O sistema de alianças e cooperação internacional para o desenvolvimento dá uma guinada de 180 graus, resultado das mudanças decorrentes de um forte abalo em seu mecanismo de financiamento global. Para além do impacto do que alguns têm chamado de “bomba tarifária” e das necessidades de cobertura frente ao déficit de cooperação financeira, estamos diante de uma oportunidade única, como Comunidade Ibero-americana, de transformar o sistema de cooperação regional. Nesse contexto, a Quarta Conferência Internacional sobre Financiamento para o Desenvolvimento, que acontecerá em Sevilha entre o final de junho e o início de julho, será um cenário-chave para assumir respostas sólidas e coordenadas, em um contexto complexo no qual é necessário apostar no multilateralismo solidário com foco na salvaguarda e na proteção da vida.
A dureza dos acontecimentos presenciados no mundo, tendo o genocídio em Gaza como o maior exemplo de barbárie da nossa época, evidencia a necessidade de contar com instrumentos sólidos de coordenação e cooperação internacional, ao mesmo tempo em que se comprova a relevância da capacidade política para transformar palavras em ações quando for necessário.

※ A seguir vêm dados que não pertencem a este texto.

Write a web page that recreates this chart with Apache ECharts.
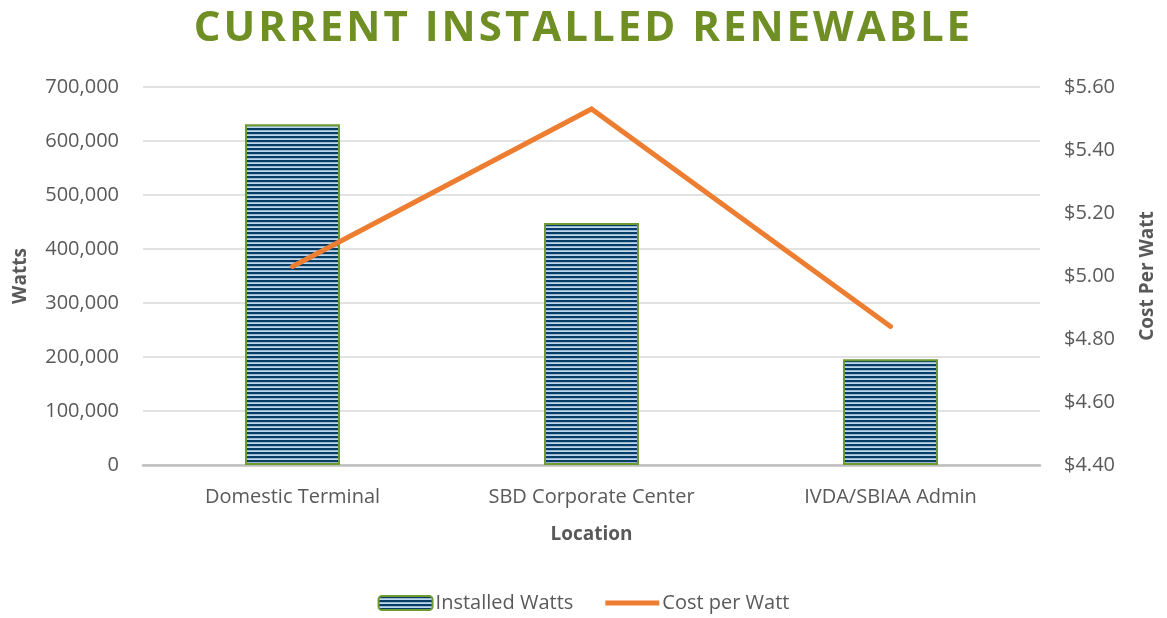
<!DOCTYPE html>
<html>
<head>
<meta charset="utf-8">
<script src="https://cdn.jsdelivr.net/npm/echarts@6/dist/echarts.min.js"></script>
<style>
  html, body { margin: 0; padding: 0; background: #fff; }
  #chart { width: 1167px; height: 618px; }
</style>
</head>
<body>
<div id="chart"></div>
<script>
// Sites with installed renewable capacity
const locations = ['Domestic Terminal', 'SBD Corporate Center', 'IVDA/SBIAA Admin'];
// Installed capacity in watts
const installedWatts = [631000, 448000, 196000];
// Installed cost per watt in dollars
const costPerWatt = [5.03, 5.53, 4.84];

// Wider letter tracking for the big heading text (canvas letterSpacing)
const TITLE_SIZE = 42;
const origFillText = CanvasRenderingContext2D.prototype.fillText;
CanvasRenderingContext2D.prototype.fillText = function (text, x, y, maxWidth) {
  const wide = this.font && this.font.indexOf(TITLE_SIZE + 'px') >= 0;
  const prev = this.letterSpacing;
  if (wide) this.letterSpacing = '3px';
  const r = maxWidth === undefined
    ? origFillText.call(this, text, x, y)
    : origFillText.call(this, text, x, y, maxWidth);
  if (wide) this.letterSpacing = prev;
  return r;
};

// Horizontal stripe fill for the capacity bars
function stripePattern() {
  const c = document.createElement('canvas');
  c.width = 8; c.height = 4;
  const ctx = c.getContext('2d');
  ctx.fillStyle = '#073c64';
  ctx.fillRect(0, 0, 8, 4);
  ctx.fillStyle = '#bcd7ee';
  ctx.fillRect(0, 2.2, 8, 1.8);
  return c;
}
const stripes = { image: stripePattern(), repeat: 'repeat' };

const labelFont = '"Open Sans", sans-serif';
const textGrey = '#595959';
const barBorder = '#6f9a2f';

const chart = echarts.init(document.getElementById('chart'), null, { renderer: 'canvas' });
chart.setOption({
  animation: false,
  backgroundColor: '#ffffff',
  title: {
    text: 'CURRENT INSTALLED RENEWABLE',
    left: 'center',
    top: 3,
    textStyle: {
      fontFamily: labelFont,
      fontWeight: 'bold',
      fontSize: TITLE_SIZE,
      color: '#6f8f24'
    }
  },
  grid: { left: 143, right: 127, top: 87, bottom: 153 },
  legend: {
    bottom: 0,
    left: 'center',
    itemGap: 32,
    itemWidth: 54,
    itemHeight: 14,
    textStyle: { fontFamily: labelFont, fontSize: 20, color: textGrey, padding: [0, 0, 0, -2] },
    data: [
      { name: 'Installed Watts', itemStyle: { color: stripes, borderColor: barBorder, borderWidth: 2 } },
      {
        name: 'Cost per Watt',
        // thin horizontal bar, vertically centred in the 14px icon box
        icon: 'path://M0,0h0.01v0.01h-0.01z M0,4.5H54V9.5H0Z M0,14h0.01v0.01h-0.01z',
        itemStyle: { color: '#ed7d31', borderWidth: 0 }
      }
    ]
  },
  xAxis: {
    type: 'category',
    data: locations,
    name: 'Location',
    nameLocation: 'middle',
    nameGap: 60,
    nameTextStyle: { fontFamily: labelFont, fontWeight: 'bold', fontSize: 19, color: textGrey },
    axisLine: { lineStyle: { color: '#bfbfbf', width: 2.5 } },
    axisTick: { show: false },
    axisLabel: { fontFamily: labelFont, fontSize: 20, color: textGrey, margin: 22 }
  },
  yAxis: [
    {
      type: 'value',
      min: 0, max: 700000, interval: 100000,
      name: 'Watts',
      nameLocation: 'middle',
      nameGap: 113,
      nameTextStyle: { fontFamily: labelFont, fontWeight: 'bold', fontSize: 19, color: textGrey },
      axisLine: { show: false },
      axisTick: { show: false },
      splitLine: { lineStyle: { color: '#d9d9d9', width: 1.5 } },
      axisLabel: {
        fontFamily: labelFont, fontSize: 20, color: textGrey, margin: 24,
        formatter: v => v.toLocaleString('en-US')
      }
    },
    {
      type: 'value',
      min: 4.4, max: 5.6, interval: 0.2,
      name: 'Cost Per Watt',
      nameLocation: 'middle',
      nameGap: 98,
      nameRotate: 90,
      nameTextStyle: { fontFamily: labelFont, fontWeight: 'bold', fontSize: 19, color: textGrey },
      axisLine: { show: false },
      axisTick: { show: false },
      splitLine: { show: false },
      axisLabel: {
        fontFamily: labelFont, fontSize: 20, color: textGrey, margin: 24,
        formatter: v => '$' + v.toFixed(2)
      }
    }
  ],
  series: [
    {
      name: 'Installed Watts',
      type: 'bar',
      yAxisIndex: 0,
      data: installedWatts,
      barWidth: 95,
      itemStyle: { color: stripes, borderColor: barBorder, borderWidth: 2 }
    },
    {
      name: 'Cost per Watt',
      type: 'line',
      yAxisIndex: 1,
      data: costPerWatt,
      symbol: 'none',
      lineStyle: { color: '#ed7d31', width: 5, cap: 'round', join: 'miter' },
      itemStyle: { color: '#ed7d31' }
    }
  ]
});
</script>
</body>
</html>
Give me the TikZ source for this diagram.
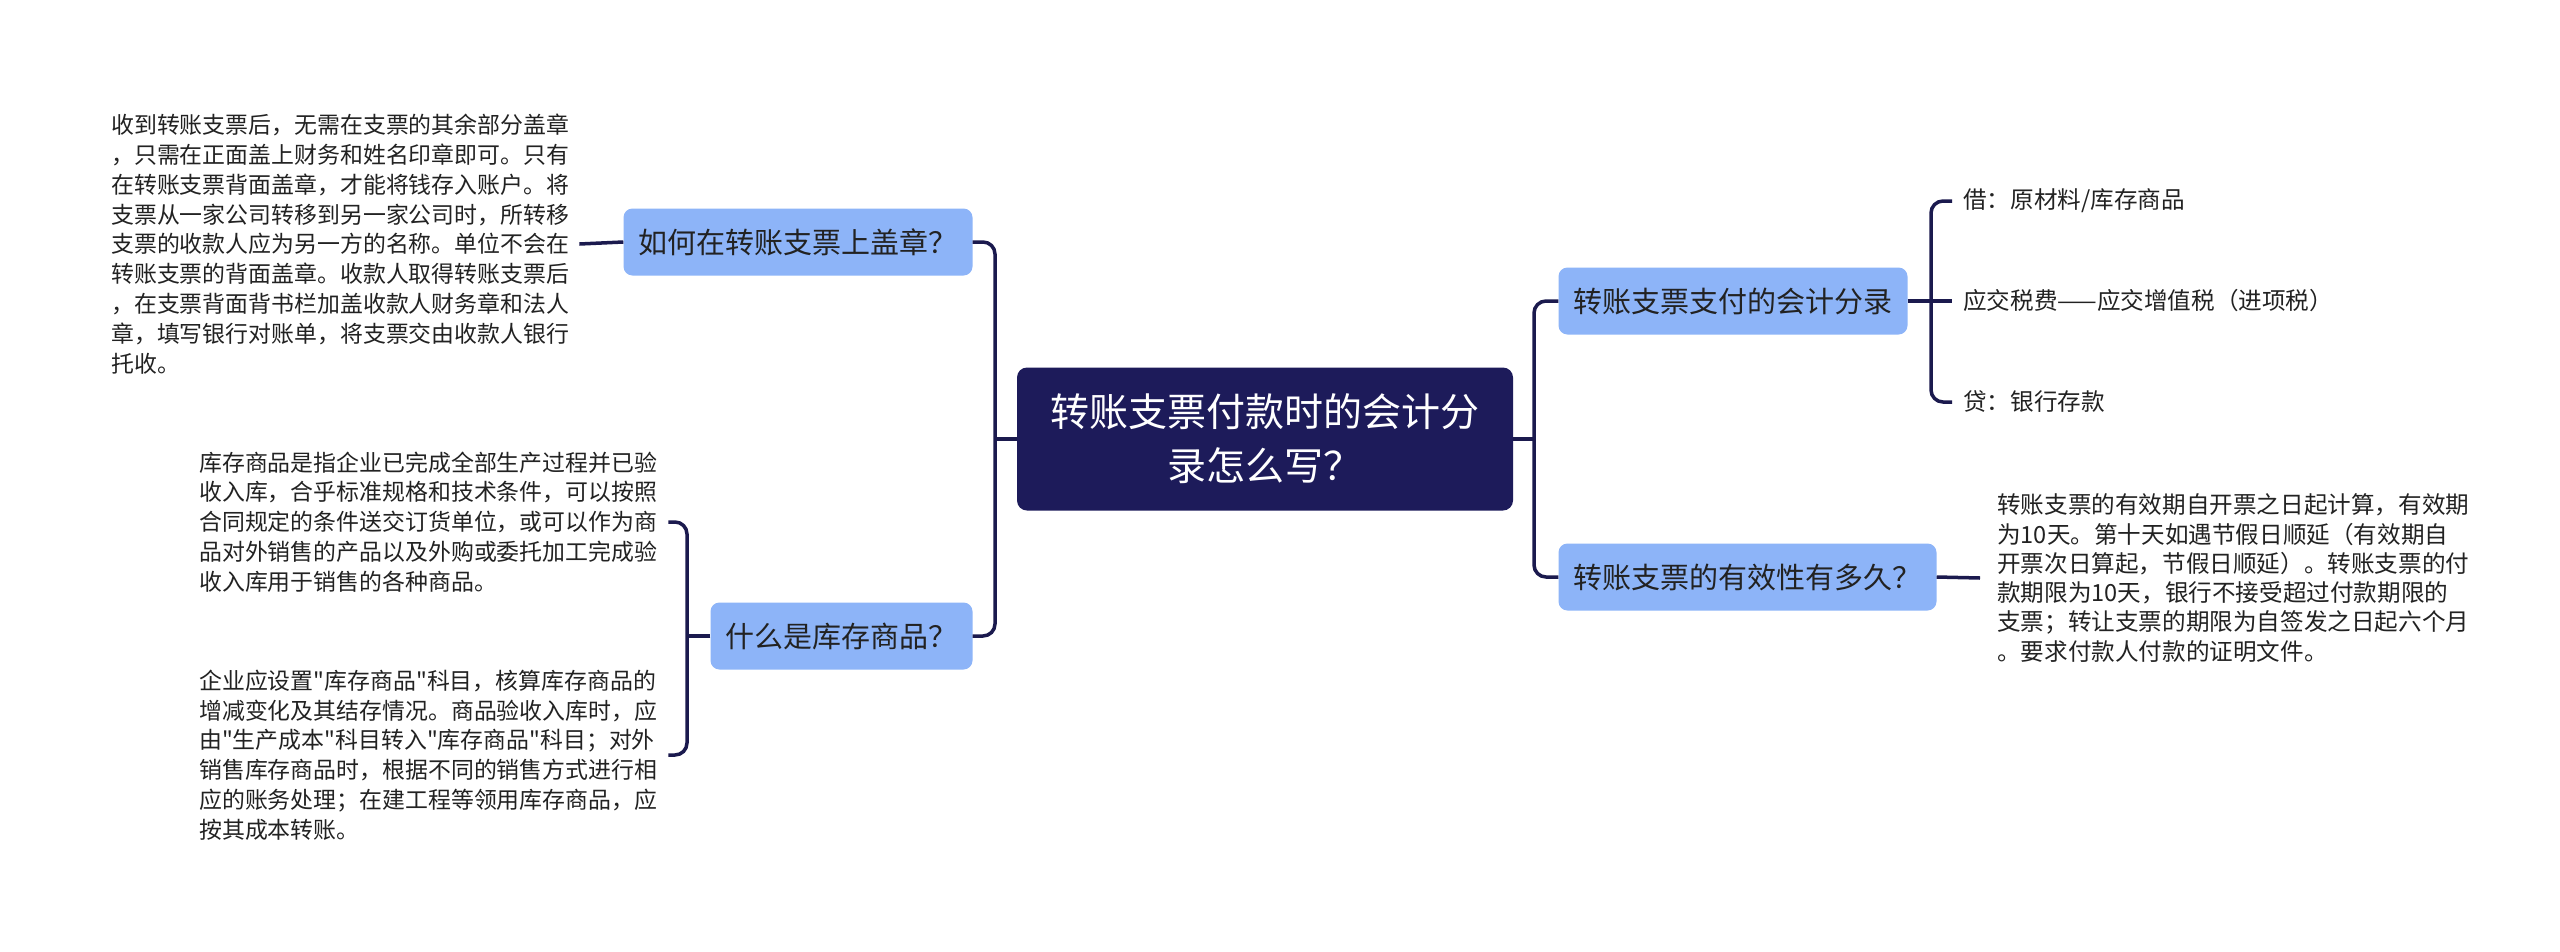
\documentclass[tikz,border=0pt]{standalone}
\usepackage{fontspec}
\newfontfamily\cjk{Noto Sans CJK SC}
\definecolor{navy}{HTML}{1D1B5A}
\definecolor{qblue}{HTML}{8DB4F8}
\definecolor{linec}{HTML}{1B1A4E}
\definecolor{txt}{HTML}{222222}
\begin{document}
\begin{tikzpicture}[x=1pt,y=-1pt,
  conn/.style={draw=linec, line width=3.5pt, rounded corners=12pt},
  rootn/.style={fill=navy, rounded corners=10pt, text=white, align=center,
    minimum width=496pt, minimum height=143pt, inner sep=0pt,
    font=\cjk\fontsize{39}{54}\selectfont},
  topic/.style={fill=qblue, rounded corners=9pt, text=txt, minimum height=67pt,
    inner xsep=15pt, inner ysep=0pt, font=\cjk\fontsize{29}{35}\selectfont},
  leftnote/.style={anchor=west, align=left, text width=456pt, inner sep=0pt,
    text=txt, font=\cjk\fontsize{22.9}{29.8}\selectfont},
  rightnote/.style={anchor=west, align=left, inner sep=0pt, text=txt,
    font=\cjk\fontsize{23.6}{29.3}\selectfont}]
\useasboundingbox[fill=white] (0,0) rectangle (2560,951);

\node[rootn] (root) at (1265,439) {转账支票付款时的会计分\\录怎么写？};

\node[topic] (q1) at (798,242) {如何在转账支票上盖章？};
\node[topic] (q2) at (841.5,636) {什么是库存商品？};
\node[topic] (q3) at (1733,301) {转账支票支付的会计分录};
\node[topic] (q4) at (1747.5,577) {转账支票的有效性有多久？};

\node[leftnote] (t1) at (111,244) {收到转账支票后，无需在支票的其余部分盖章\\，只需在正面盖上财务和姓名印章即可。只有\\在转账支票背面盖章，才能将钱存入账户。将\\支票从一家公司转移到另一家公司时，所转移\\支票的收款人应为另一方的名称。单位不会在\\转账支票的背面盖章。收款人取得转账支票后\\，在支票背面背书栏加盖收款人财务章和法人\\章，填写银行对账单，将支票交由收款人银行\\托收。};

\node[leftnote] (t2) at (199,522) {库存商品是指企业已完成全部生产过程并已验\\收入库，合乎标准规格和技术条件，可以按照\\合同规定的条件送交订货单位，或可以作为商\\品对外销售的产品以及外购或委托加工完成验\\收入库用于销售的各种商品。};

\node[leftnote] (t3) at (199,755) {企业应设置"库存商品"科目，核算库存商品的\\增减变化及其结存情况。商品验收入库时，应\\由"生产成本"科目转入"库存商品"科目；对外\\销售库存商品时，根据不同的销售方式进行相\\应的账务处理；在建工程等领用库存商品，应\\按其成本转账。};

\node[rightnote] (d1) at (1963,201) {借：原材料/库存商品};
\node[rightnote] (d2) at (1963,301) {应交税费——应交增值税（进项税）};
\node[rightnote] (d3) at (1963,402) {贷：银行存款};

\node[rightnote] (t4) at (1997,578) {转账支票的有效期自开票之日起计算，有效期\\为10天。第十天如遇节假日顺延（有效期自\\开票次日算起，节假日顺延）。转账支票的付\\款期限为10天，银行不接受超过付款期限的\\支票；转让支票的期限为自签发之日起六个月\\。要求付款人付款的证明文件。};

\coordinate (lt) at (995,439);
\coordinate (rt) at (1534,439);
\coordinate (lq2) at (687,636);
\coordinate (r3) at (1931,301);

\draw[conn] (root.west) -- (lt);
\draw[conn] (q1.east) -| (lt) |- (q2.east);
\draw[conn] (root.east) -- (rt);
\draw[conn] (q3.west) -| (rt) |- (q4.west);

\draw[conn] (q1.west) -- ([xshift=12pt]t1.east);
\draw[conn] (q2.west) -- (lq2);
\draw[conn] ([xshift=13pt]t2.east) -| (lq2) |- ([xshift=13pt]t3.east);

\draw[conn] (q3.east) -- ([xshift=-11pt]d2.west);
\draw[conn] ([xshift=-11pt]d1.west) -| (r3) |- ([xshift=-11pt]d3.west);
\draw[conn] (q4.east) -- ([xshift=-17pt]t4.west);
\end{tikzpicture}
\end{document}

O primeiro é apenas uma condição necessária; o segundo dá sentido ao sistema e, portanto, legitima seu papel indispensável nas sociedades contemporâneas.
Tão relevante quanto fundamental para a sobrevivência de comunidades inteiras, a crise climática que vivemos torna necessário abordar questões essenciais em nossa região, como a proteção dos Sistemas Ancestrais de Conhecimento dos Povos Indígenas, que abrangem elementos intangíveis como sua língua, tradição oral, organização social e seu conhecimento da natureza e do universo, assim como suas manifestações culturais, para concretizar o cuidado e a proteção das florestas, dos rios, da fauna e da flora.
Como Comunidade Ibero-americana, somos chamados a promover que sejam, justamente, aqueles que cuidam e protegem a Mãe Terra os principais beneficiários dos programas de cooperação e investimento em sustentabilidade, digitalização e cadeias de valor local. Da mesma forma, os integrantes da Comunidade Ibero-americana devemos unir esforços para que as iniciativas orientadas a superar a crise ecossocial sejam incentivadas por meio da implementação de títulos verdes, compensações e créditos de biodiversidade.
Essa deve ser uma aposta regional para que produza efeitos em nível global. Por isso, é importante que, como comunidade, definamos as prioridades da cooperação regional. Dessa forma, poderemos avançar também na implementação de projetos comuns de grande escala, em setores como a energia limpa, o transporte, as tecnologias digitais, e assim caminhar rumo a uma transição energética justa, que permita superar os combustíveis fósseis e oferecer bem-estar às populações vulneráveis.
Essa oportunidade se sustenta, igualmente, nas possibilidades que temos de construir outras pontes e novos cenários de cooperação: conectar a Ibero-América com a África, reivindicando o compromisso de construir a partir da alteridade e desenvolver novos cenários de cooperação Sul-Sul, assim como o desenvolvimento de uma agenda global inclusiva e equitativa, com o objetivo de concretizar um futuro mais justo e sustentável para o Sul Global.
A Secretaria-Geral Ibero-americana completa vinte anos, em um contexto global imerso em amplas complexidades geopolíticas. Após duas décadas, a SEGIB é um farol para a região em sua aposta pelo diálogo e pela concertação. Esse espaço nos permite, como a comunidade ibero-americana que somos, apostar em estratégias inovadoras para estabelecer relações de cooperação verdadeiramente transformadoras e simétricas entre as nações.
A IV Conferência sobre Financiamento para o Desenvolvimento de Sevilha, assim como a Cúpula CELAC-UE, que acontecerá em Santa Marta, serão cenários-chave para seguir fortalecendo nossas profundas e históricas relações de amizade, ajuda e cooperação. O avanço nessas cúpulas será um pilar fundamental da próxima XXX Cúpula Ibero-americana de 2026, em Madri, que esperamos que seja um espaço que permita defender a vida acima de qualquer outra prioridade, tendo a paz com a natureza como eixo articulador do nosso futuro como ibero-americanos.